Yeah, the 'register a malloc() function pointer in a global via a registration function call' approach seems fine and dandy until you find yourself with an app that, via shared library loads, has more than one different user of libpq with its own ideas about memory allocation.
RTLD_LOCAL can help, but may introduce other issues.
So there doesn't seem much way around another PQconnect variant. Yay? We could switch to a struct-passing argument model, but by the time you add the necessary "nfields" argument to allow you to know how much of the struct you can safely access, etc, just adding new connect functions starts to look good in comparison.

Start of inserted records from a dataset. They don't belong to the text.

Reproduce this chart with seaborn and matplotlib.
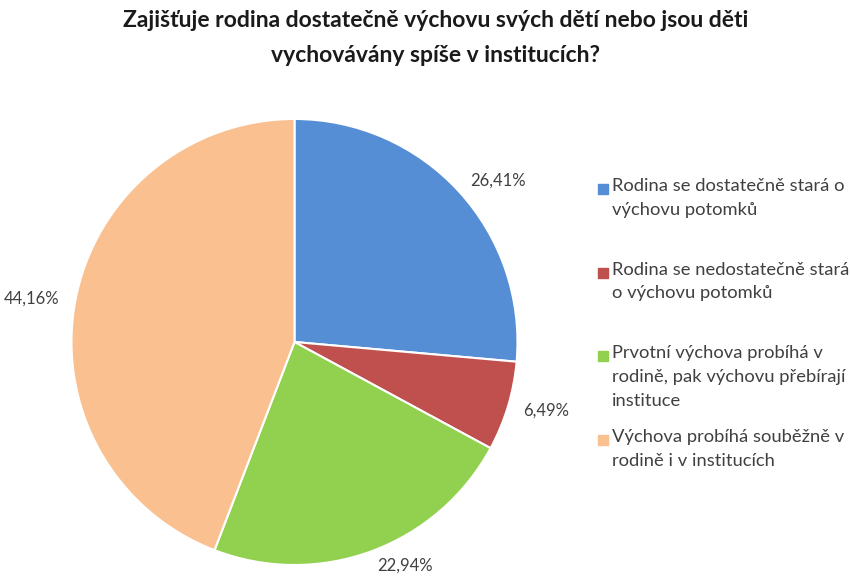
import matplotlib.pyplot as plt
from matplotlib.patches import Rectangle
import seaborn as sns

# survey answers and their shares (%)
categories = [
    'Rodina se dostatečně stará o\nvýchovu potomků',
    'Rodina se nedostatečně stará\no výchovu potomků',
    'Prvotní výchova probíhá v\nrodině, pak výchovu přebírají\ninstituce',
    'Výchova probíhá souběžně v\nrodině i v institucích',
]
shares = [26.41, 6.49, 22.94, 44.16]
colors = ['#558ED5', '#C0504D', '#92D050', '#FAC090']
title = ('Zajišťuje rodina dostatečně výchovu svých dětí nebo jsou děti\n'
         'vychovávány spíše v institucích?')

sns.set_theme(style='white')
plt.rcParams['font.family'] = ['Lato', 'DejaVu Sans']

fig = plt.figure(figsize=(8.5, 5.87), dpi=100)
ax = fig.add_axes([0.0841, 0.0375, 0.5247, 0.7598])

# Czech decimal comma in the slice labels
pct_labels = [f'{s:.2f}%'.replace('.', ',') for s in shares]
ax.pie(
    shares, labels=pct_labels, colors=colors, startangle=90,
    counterclock=False, labeldistance=1.07,
    wedgeprops=dict(edgecolor='white', linewidth=1.5),
    textprops=dict(fontsize=12, color='#404040'),
)
ax.set_xlim(-1, 1)
ax.set_ylim(-1, 1)
ax.set_aspect('auto')

fig.text(0.512, 1 - 10 / 587, title, ha='center', va='top', fontsize=16.5,
         fontweight='bold', color='#1a1a1a', linespacing=1.85)

# legend drawn by hand so the squares sit on the first line of each entry
for i, (label, color) in enumerate(zip(categories, colors)):
    yc = 1 - (189 + 83.7 * i) / 587
    fig.patches.append(Rectangle((598 / 850, yc - 5 / 587), 10 / 850, 10 / 587,
                                 transform=fig.transFigure, color=color))
    fig.text(612 / 850, yc + 11 / 587, label, ha='left', va='top',
             fontsize=13.2, color='#404040', linespacing=1.6)

fig.savefig('out.png', dpi=100)
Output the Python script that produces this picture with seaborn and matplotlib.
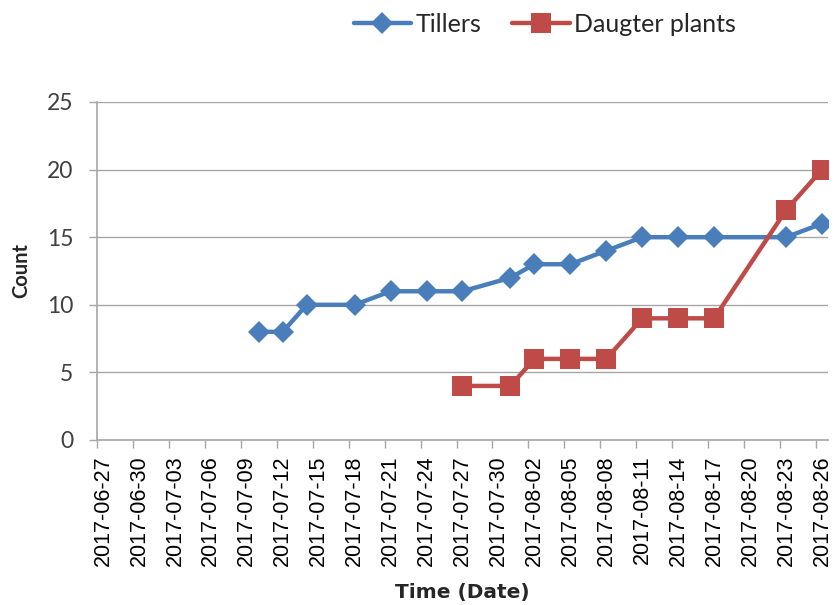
import matplotlib
matplotlib.use("Agg")
import matplotlib.pyplot as plt
import seaborn as sns
import pandas as pd

# Observation dates and counts
tiller_dates = ["2017-07-10", "2017-07-12", "2017-07-14", "2017-07-18", "2017-07-21",
                "2017-07-24", "2017-07-27", "2017-07-31", "2017-08-02", "2017-08-05",
                "2017-08-08", "2017-08-11", "2017-08-14", "2017-08-17", "2017-08-23",
                "2017-08-26"]
tiller_counts = [8, 8, 10, 10, 11, 11, 11, 12, 13, 13, 14, 15, 15, 15, 15, 16]

daughter_dates = ["2017-07-27", "2017-07-31", "2017-08-02", "2017-08-05", "2017-08-08",
                  "2017-08-11", "2017-08-14", "2017-08-17", "2017-08-23", "2017-08-26"]
daughter_counts = [4, 4, 6, 6, 6, 9, 9, 9, 17, 20]

axis_start = "2017-06-27"
axis_end = "2017-08-26"
y_ticks = [0, 5, 10, 15, 20, 25]

BLUE = "#4A7EBB"
RED = "#BE4B48"
GRID = "#A6A6A6"
TEXT = "#404040"

sns.set_theme(style="white")
plt.rcParams["font.family"] = ["Lato", "DejaVu Sans"]

tillers = pd.DataFrame({"date": pd.to_datetime(tiller_dates), "count": tiller_counts})
daughters = pd.DataFrame({"date": pd.to_datetime(daughter_dates), "count": daughter_counts})

fig = plt.figure(figsize=(8.34, 6.05), dpi=100)
ax = fig.add_axes([97 / 834, 1 - 440 / 605, 731 / 834, 338 / 605])

sns.lineplot(data=tillers, x="date", y="count", ax=ax, color=BLUE, linewidth=3.2,
             marker="D", markersize=11, markeredgecolor=BLUE, markeredgewidth=0,
             label="Tillers", zorder=3)
sns.lineplot(data=daughters, x="date", y="count", ax=ax, color=RED, linewidth=3.2,
             marker="s", markersize=14, markeredgecolor=RED, markeredgewidth=0,
             label="Daugter plants", zorder=3)

# Date axis: one slot per day, ticks on slot boundaries every 3 days
half = pd.Timedelta(hours=12)
start = pd.Timestamp(axis_start)
end = pd.Timestamp(axis_end)
ax.set_xlim(start - half, end + half)
label_days = pd.date_range(start, end, freq="3D")
ax.set_xticks([d - half for d in label_days])
ax.set_xticklabels([])
ax.set_xticks(list(label_days), minor=True)
ax.set_xticklabels([d.strftime("%Y-%m-%d") for d in label_days], minor=True, rotation=90)
ax.tick_params(axis="x", which="major", direction="out", length=6, width=1,
               color=GRID, bottom=True)
ax.tick_params(axis="x", which="minor", length=0, pad=11, bottom=True,
               labelsize=15.5, labelcolor="black", labelfontfamily="Liberation Sans")

ax.set_ylim(0, 25)
ax.set_yticks(y_ticks)
ax.set_yticklabels([str(v) for v in y_ticks])
ax.tick_params(axis="y", direction="out", length=6, width=1, color=GRID, left=True,
               pad=11, labelsize=16.5, labelcolor=TEXT)

ax.grid(axis="y", color=GRID, linewidth=1)
ax.grid(axis="x", visible=False)
ax.set_axisbelow(True)
for side in ["top", "right"]:
    ax.spines[side].set_visible(False)
for side in ["left", "bottom"]:
    ax.spines[side].set_color(GRID)
    ax.spines[side].set_linewidth(1.2)

ax.set_xlabel("Time (Date)", fontsize=14.5, fontweight="bold", family=["DejaVu Sans"],
              labelpad=12)
ax.set_ylabel("Count", fontsize=14.5, fontweight="bold", labelpad=11)

handles, labels = ax.get_legend_handles_labels()
ax.get_legend().remove()
fig.legend(handles, labels, loc="center", bbox_to_anchor=(545 / 834, 1 - 24 / 605),
           ncol=2, frameon=False, fontsize=18, handlelength=2.3, handletextpad=0.2,
           columnspacing=1.2)

fig.savefig("out.png", dpi=100)
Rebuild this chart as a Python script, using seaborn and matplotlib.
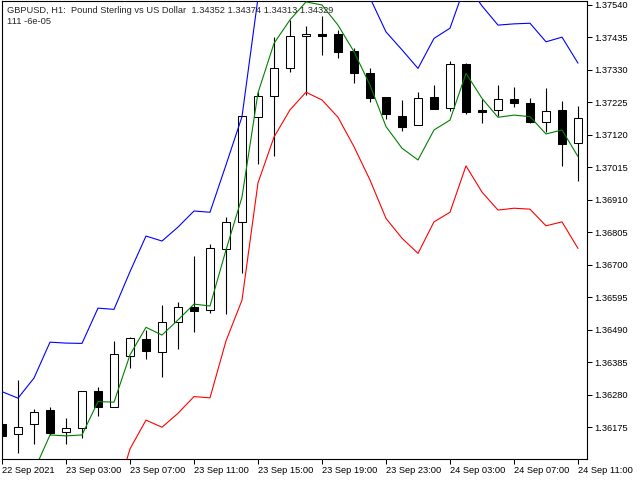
import numpy as np
import pandas as pd
import matplotlib
matplotlib.use("Agg")
import matplotlib.pyplot as plt
import seaborn as sns

# GBPUSD H1 bars, 22 Sep 23:00 .. 24 Sep 11:00
opens = [1.36186, 1.36152, 1.36185, 1.36231, 1.36159, 1.36172, 1.36292, 1.36242, 1.36406, 1.36459,
         1.36419, 1.36516, 1.36564, 1.36553, 1.36752, 1.36838, 1.37179, 1.37245, 1.37335, 1.37440,
         1.37446, 1.37446, 1.37391, 1.37321, 1.37243, 1.37181, 1.37151, 1.37243, 1.37206, 1.37349,
         1.37201, 1.37200, 1.37236, 1.37223, 1.37162, 1.37200, 1.37093]
highs = [1.36186, 1.36328, 1.36234, 1.36241, 1.36206, 1.36292, 1.36304, 1.36454, 1.36467, 1.36489,
         1.36570, 1.36580, 1.36729, 1.36767, 1.36856, 1.37180, 1.37258, 1.37436, 1.37492, 1.37472,
         1.37504, 1.37459, 1.37401, 1.37337, 1.37243, 1.37232, 1.37260, 1.37280, 1.37358, 1.37352,
         1.37235, 1.37281, 1.37275, 1.37238, 1.37272, 1.37230, 1.37213]
lows = [1.36147, 1.36093, 1.36121, 1.36150, 1.36120, 1.36139, 1.36212, 1.36242, 1.36368, 1.36397,
        1.36336, 1.36429, 1.36484, 1.36543, 1.36541, 1.36675, 1.37026, 1.37053, 1.37324, 1.37249,
        1.37378, 1.37370, 1.37289, 1.37227, 1.37172, 1.37133, 1.37151, 1.37203, 1.37198, 1.37189,
        1.37160, 1.37182, 1.37209, 1.37159, 1.37130, 1.37020, 1.36972]
closes = [1.36147, 1.36176, 1.36223, 1.36157, 1.36172, 1.36292, 1.36241, 1.36411, 1.36462, 1.36422,
          1.36514, 1.36563, 1.36552, 1.36753, 1.36838, 1.37180, 1.37245, 1.37335, 1.37440, 1.37445,
          1.37441, 1.37389, 1.37319, 1.37240, 1.37189, 1.37146, 1.37238, 1.37203, 1.37348, 1.37195,
          1.37194, 1.37235, 1.37222, 1.37161, 1.37196, 1.37092, 1.37174]

# indicator lines (values outside the visible window are estimates)
upper = [1.36290, 1.36269, 1.36334, 1.36450, 1.36447, 1.36446, 1.36560, 1.36556, 1.36678, 1.36793,
         1.36777, 1.36822, 1.36874, 1.36870, 1.37023, 1.37179, 1.37563, 1.37721, 1.37782, 1.37847,
         1.37847, 1.37773, 1.37695, 1.37563, 1.37453, 1.37395, 1.37335, 1.37432, 1.37465, 1.37611,
         1.37537, 1.37475, 1.37479, 1.37481, 1.37421, 1.37436, 1.37352]
middle = [1.35988, 1.35972, 1.36034, 1.36150, 1.36147, 1.36150, 1.36258, 1.36256, 1.36409, 1.36498,
          1.36473, 1.36522, 1.36573, 1.36567, 1.36748, 1.36919, 1.37256, 1.37416, 1.37492, 1.37550,
          1.37540, 1.37475, 1.37389, 1.37281, 1.37147, 1.37077, 1.37039, 1.37136, 1.37168, 1.37319,
          1.37238, 1.37177, 1.37184, 1.37179, 1.37123, 1.37136, 1.37050]
lower = [1.35688, 1.35675, 1.35739, 1.35849, 1.35846, 1.35852, 1.35956, 1.35933, 1.36105, 1.36198,
         1.36175, 1.36220, 1.36274, 1.36270, 1.36454, 1.36586, 1.36965, 1.37113, 1.37201, 1.37258,
         1.37233, 1.37177, 1.37082, 1.36974, 1.36850, 1.36786, 1.36737, 1.36839, 1.36870, 1.37020,
         1.36935, 1.36877, 1.36883, 1.36880, 1.36826, 1.36839, 1.36753]

x_labels = ["22 Sep 2021", "23 Sep 03:00", "23 Sep 07:00", "23 Sep 11:00", "23 Sep 15:00",
            "23 Sep 19:00", "23 Sep 23:00", "24 Sep 03:00", "24 Sep 07:00", "24 Sep 11:00"]
y_ticks = [1.36175, 1.36280, 1.36385, 1.36490, 1.36595, 1.36700, 1.36805,
           1.36910, 1.37015, 1.37120, 1.37225, 1.37330, 1.37435, 1.37540]

title_line = "GBPUSD, H1:  Pound Sterling vs US Dollar  1.34352 1.34374 1.34313 1.34329"
info_line = "111 -6e-05"

sns.set_style("white")
plt.rcParams['font.family'] = ['Liberation Sans', 'DejaVu Sans']
FS = 6.7

df = pd.DataFrame({'open': opens, 'high': highs, 'low': lows, 'close': closes,
                   'upper': upper, 'middle': middle, 'lower': lower})
df['bar'] = np.arange(len(df))

fig = plt.figure(figsize=(6.4, 4.8), dpi=100)
ax = fig.add_axes([2 / 640, 21 / 480, 585 / 640, 458 / 480])

# candles: wick first, then body on top
ax.vlines(df['bar'], df['low'], df['high'], color='black', lw=0.8, zorder=2)
up = df['close'] >= df['open']
body_low = np.minimum(df['open'], df['close'])
body_h = (df['close'] - df['open']).abs()
ax.bar(df['bar'], body_h, bottom=body_low, width=0.56,
       color=np.where(up, 'white', 'black'), edgecolor='black', lw=0.75, zorder=3)

# indicator lines
sns.lineplot(data=df, x='bar', y='upper', color='blue', lw=0.8, ax=ax, zorder=4)
sns.lineplot(data=df, x='bar', y='middle', color='green', lw=0.8, ax=ax, zorder=4)
sns.lineplot(data=df, x='bar', y='lower', color='red', lw=0.8, ax=ax, zorder=4)

ax.set_xlim(0, 585 / 16)
ax.set_ylim(1.360723, 1.375529)
ax.set_xlabel('')
ax.set_ylabel('')

ax.set_xticks(np.arange(0, len(df), 4))
ax.set_xticklabels(x_labels, ha='left', fontsize=FS)
ax.set_yticks(y_ticks)
ax.set_yticklabels([f"{v:.5f}" for v in y_ticks], fontsize=FS)
ax.yaxis.tick_right()
ax.tick_params(axis='both', direction='out', length=3.5, width=0.75, color='black',
               labelcolor='black', pad=1.5)
ax.tick_params(axis='x', bottom=True)
ax.tick_params(axis='y', right=True, left=False)

for side in ['left', 'bottom', 'right', 'top']:
    ax.spines[side].set_visible(True)
    ax.spines[side].set_color('black')
    ax.spines[side].set_linewidth(0.8)

fig.text(7 / 640, 1 - 10.5 / 480, title_line, fontsize=FS, va='center', ha='left')
fig.text(7 / 640, 1 - 22 / 480, info_line, fontsize=FS, va='center', ha='left')

fig.savefig('out.png', dpi=100)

Which reminds me, it kind of stinks that PQconnectdbParams and PQpingParams accept key and value char* arrays, but PQconninfoParse produces a PQconninfoOption* . This makes it seriously annoying when you want to parse a connstring, make some transformations and pass it to a connect function. I pretty much always just put the user's original connstring in 'dbname' and set expand_dbname = true instead.
It might make sense to have any new function accept PQconninfoOption*. Or a variant of PQconninfoParse that populates k/v arrays with 'n' extra fields allocated and zeroed on return, I guess.